Gossip originally meant godparent. The child did indeed take Thomas’ name – in 1603 Sir Thomas Sadleir, Ralph’s son and now sheriff of Hertfordshire, entertained James VI of Scotland for two nights. James was en route from Scotland to London to become James I of England, succeeding Elizabeth I who, 16 years earlier, had beheaded his mother Mary Queen of Scots.

As evidence of happier times in Mary and Elizabeth’s fractured relationship, Mary had invited Queen Elizabeth (with King Charles IX of France) to be King James’ gossip.
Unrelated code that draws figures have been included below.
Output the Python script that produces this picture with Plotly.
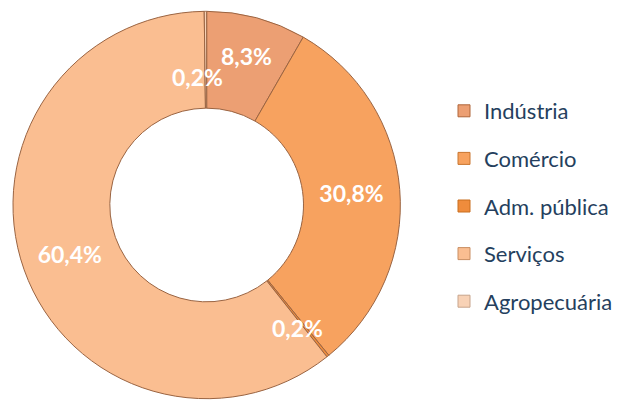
import math
import plotly.graph_objects as go

categories = ["Indústria", "Comércio", "Adm. pública", "Serviços", "Agropecuária"]
values = [8.3, 30.8, 0.2, 60.4, 0.2]
colors = ["#EC9F73", "#F7A25F", "#EF8C3C", "#FABE91", "#F8D2B6"]
legend_edge = ["#B0663A", "#C97630", "#C96F1F", "#C98E62", "#C7A48C"]

labels_text = [f"{v:.1f}%".replace(".", ",") for v in values]
W, H = 618, 403
cx, cy, R, HOLE = 207, 205, 194, 0.5
small = [v < 1 for v in values]
pie_text = ["" if s else t for s, t in zip(small, labels_text)]
# pixel nudges (x right, y down) for thin-slice labels to avoid collisions
nudge = {"Adm. pública": (0, 10), "Agropecuária": (-8, 17)}

fig = go.Figure()
fig.add_trace(go.Pie(
    labels=categories,
    values=values,
    text=pie_text,
    textinfo="text",
    textposition="inside",
    insidetextorientation="horizontal",
    sort=False,
    direction="clockwise",
    rotation=0,
    hole=HOLE,
    marker=dict(colors=colors, line=dict(color="#9A6442", width=1)),
    textfont=dict(family="Lato", size=23, color="white", weight="bold"),
    showlegend=False,
    domain=dict(x=[(cx - R) / W, (cx + R) / W], y=[(H - cy - R) / H, (H - cy + R) / H]),
))

# labels for the very thin slices, placed at their mid-angle in the ring
total = sum(values)
cum = 0.0
for cat, v, s, t in zip(categories, values, small, labels_text):
    if s:
        th = 2 * math.pi * (cum + v / 2) / total
        r = R * (1 + HOLE) / 2
        px = cx + r * math.sin(th)
        py = cy - r * math.cos(th)
        dx, dy = nudge.get(cat, (0, 0))
        fig.add_annotation(x=px / W, y=1 - py / H, xref="paper", yref="paper",
                           xanchor="center", yanchor="middle",
                           xshift=dx, yshift=-dy,
                           text=t, showarrow=False,
                           font=dict(family="Lato", size=23, color="white", weight="bold"))
    cum += v

for i, (cat, col) in enumerate(zip(categories, colors)):
    fig.add_trace(go.Scatter(
        x=[None], y=[None], mode="markers", name=cat,
        legendgroup=f"g{i}",
        marker=dict(symbol="square", size=12, color=col,
                    line=dict(color=legend_edge[i], width=1)),
    ))

fig.update_layout(
    width=W, height=H,
    margin=dict(l=0, r=0, t=0, b=0),
    paper_bgcolor="white", plot_bgcolor="white",
    xaxis=dict(visible=False), yaxis=dict(visible=False),
    legend=dict(
        x=445 / W, y=1 - 90 / H, xanchor="left", yanchor="top",
        font=dict(family="Lato", size=22, color="#253F5E"),
        tracegroupgap=16, itemsizing="trace",
        bgcolor="rgba(0,0,0,0)",
    ),
)

fig.write_html("out.html", config={"displayModeBar": False},
               post_script="document.body.style.margin='0px';")
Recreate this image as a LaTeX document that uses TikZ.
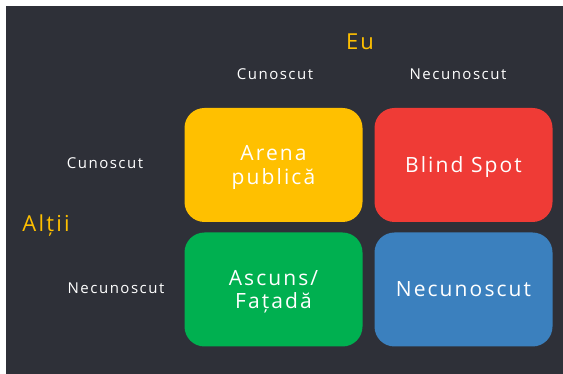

And although James could not be expected to remember it, the father of his Hertfordshire host in 1603 had been present at his birth in 1566.

Mary, Queen of Scots, her infant son who later became James the First, and Sir Ralph Sadleir, painted by Benjamin Haydon (1786-1846), a historical artist of whom Charles Dickens wrote:

“No amount of sympathy with him and sorrow for him in his manly pursuit of a wrong idea for so many years … ought to prevent one from saying that he most unquestionably was a very bad painter, and that his pictures could not be expected to sell or to succeed."

Present whereabouts of the painting, and indeed the authenticity of the scene it depicts, unknown.